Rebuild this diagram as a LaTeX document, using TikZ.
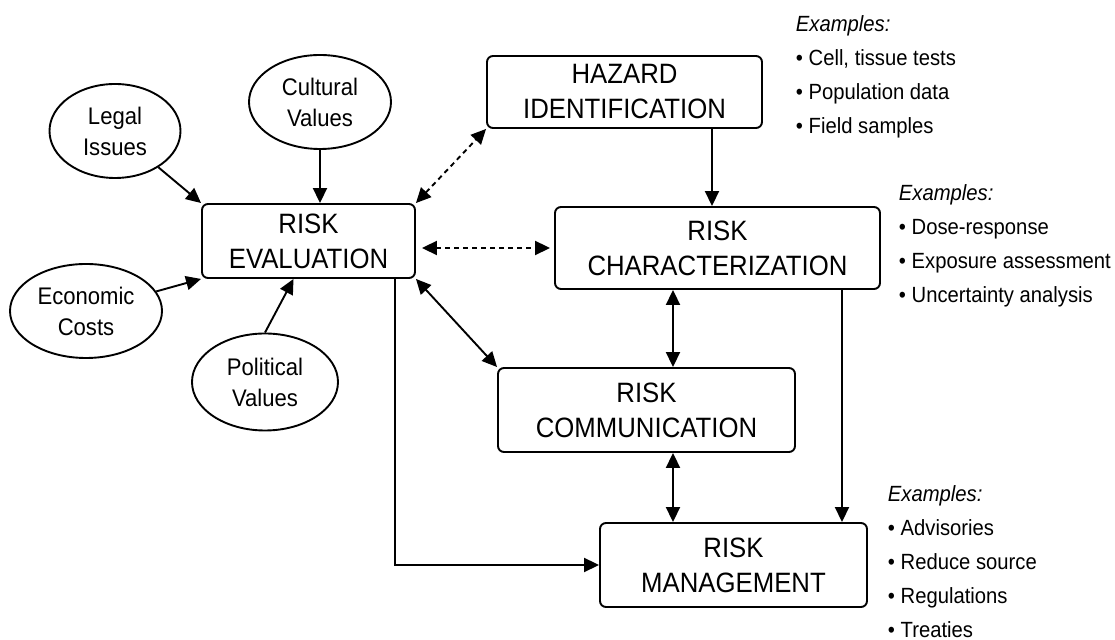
\documentclass[tikz,border=0pt]{standalone}
\usepackage{fontspec}
\setmainfont{Liberation Sans}[FakeStretch=0.92]
\usepackage{tikz}
\usetikzlibrary{arrows.meta}
\usetikzlibrary{positioning}
\usetikzlibrary{shapes}
\usetikzlibrary{calc}

\begin{document}
\begin{tikzpicture}[x=0.5pt,y=-0.5pt,line width=0.95pt,>={Triangle[length=7.5pt,width=7pt]}]
\tikzstyle{stage}=[draw,rounded corners=3pt,align=center,inner sep=0pt,font=\fontsize{14}{17.5}\selectfont]
\tikzstyle{factor}=[draw,ellipse,align=center,inner sep=0pt,minimum height=47pt,font=\fontsize{12}{15.5}\selectfont]
\tikzstyle{examples}=[anchor=north west,align=left,inner sep=0pt,font=\fontsize{11}{17}\selectfont]
\tikzstyle{link}=[dash pattern=on 2.5pt off 2pt]
\useasboundingbox (0,0) rectangle (1115,640);

% outside factors
\node [factor,minimum width=65.5pt] (legal) at (115,131) {Legal\\Issues};
\node [factor,minimum width=71pt] (cultural) at (320,102) {Cultural\\Values};
\node [factor,minimum width=76pt] (economic) at (86,311) {Economic\\Costs};
\node [factor,minimum width=73pt,minimum height=48.5pt] (political) at (265,382) {Political\\Values};

% stages
\node [stage,minimum width=137.5pt,minimum height=36pt] (hazard) at (624.5,92) {HAZARD\\IDENTIFICATION};
\node [stage,minimum width=106.5pt,minimum height=37pt] (re) at (308.5,241) {RISK\\EVALUATION};
\node [stage,minimum width=162.5pt,minimum height=41pt] (rc) at (717.5,248) {RISK\\CHARACTERIZATION};
\node [stage,minimum width=148.5pt,minimum height=42pt] (rcom) at (646.5,410) {RISK\\COMMUNICATION};
\node [stage,minimum width=133.5pt,minimum height=42pt] (rm) at (733.5,565) {RISK\\MANAGEMENT};

% examples
\node [examples] (ex1) at (795,15) {\textit{Examples:}\\\textbullet\ Cell, tissue tests\\\textbullet\ Population data\\\textbullet\ Field samples};
\node [examples] (ex2) at (898,184) {\textit{Examples:}\\\textbullet\ Dose-response\\\textbullet\ Exposure assessment\\\textbullet\ Uncertainty analysis};
\node [examples] (ex3) at (887,485) {\textit{Examples:}\\\textbullet\ Advisories\\\textbullet\ Reduce source\\\textbullet\ Regulations\\\textbullet\ Treaties};

\coordinate (hazx) at (712,0);
\coordinate (commx) at (673,0);
\coordinate (mgmtx) at (842,0);
\coordinate (evalx) at (395,0);

% arrows
\draw [->] (legal) -- (re.north west);
\draw [->] (cultural.south) -- (cultural.south |- re.north);
\draw [->] (economic) -- (re.south west);
\draw [->] (political.north) -- ($(re.south)+(-15,0)$);
\draw [<->,link] (re.north east) -- (hazard.south west);
\draw [<->,link,shorten <=3pt,shorten >=2pt] (re.east |- rc.west) -- (rc.west);
\draw [->] (hazard.south -| hazx) -- (rc.north -| hazx);
\draw [<->] (rc.south -| commx) -- (rcom.north -| commx);
\draw [<->] (rcom.south -| commx) -- (rm.north -| commx);
\draw [->] (rc.south -| mgmtx) -- (rm.north -| mgmtx);
\draw [<->] (re.south east) -- (rcom.north west);
\draw [->] (re.south -| evalx) |- (rm.west);
\end{tikzpicture}
\end{document}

> [What is needed]:
Would you reproduce the lines above, from the very first through the line containing "[factor,minimum width=73pt,minimum height=48.5pt]", exactly and without the pictures?

> [Exercise result]:
Rebuild this diagram as a LaTeX document, using TikZ.
\documentclass[tikz,border=0pt]{standalone}
\usepackage{fontspec}
\setmainfont{Liberation Sans}[FakeStretch=0.92]
\usepackage{tikz}
\usetikzlibrary{arrows.meta}
\usetikzlibrary{positioning}
\usetikzlibrary{shapes}
\usetikzlibrary{calc}

\begin{document}
\begin{tikzpicture}[x=0.5pt,y=-0.5pt,line width=0.95pt,>={Triangle[length=7.5pt,width=7pt]}]
\tikzstyle{stage}=[draw,rounded corners=3pt,align=center,inner sep=0pt,font=\fontsize{14}{17.5}\selectfont]
\tikzstyle{factor}=[draw,ellipse,align=center,inner sep=0pt,minimum height=47pt,font=\fontsize{12}{15.5}\selectfont]
\tikzstyle{examples}=[anchor=north west,align=left,inner sep=0pt,font=\fontsize{11}{17}\selectfont]
\tikzstyle{link}=[dash pattern=on 2.5pt off 2pt]
\useasboundingbox (0,0) rectangle (1115,640);

% outside factors
\node [factor,minimum width=65.5pt] (legal) at (115,131) {Legal\\Issues};
\node [factor,minimum width=71pt] (cultural) at (320,102) {Cultural\\Values};
\node [factor,minimum width=76pt] (economic) at (86,311) {Economic\\Costs};
\node [factor,minimum width=73pt,minimum height=48.5pt] (political) at (265,382) {Political\\Values};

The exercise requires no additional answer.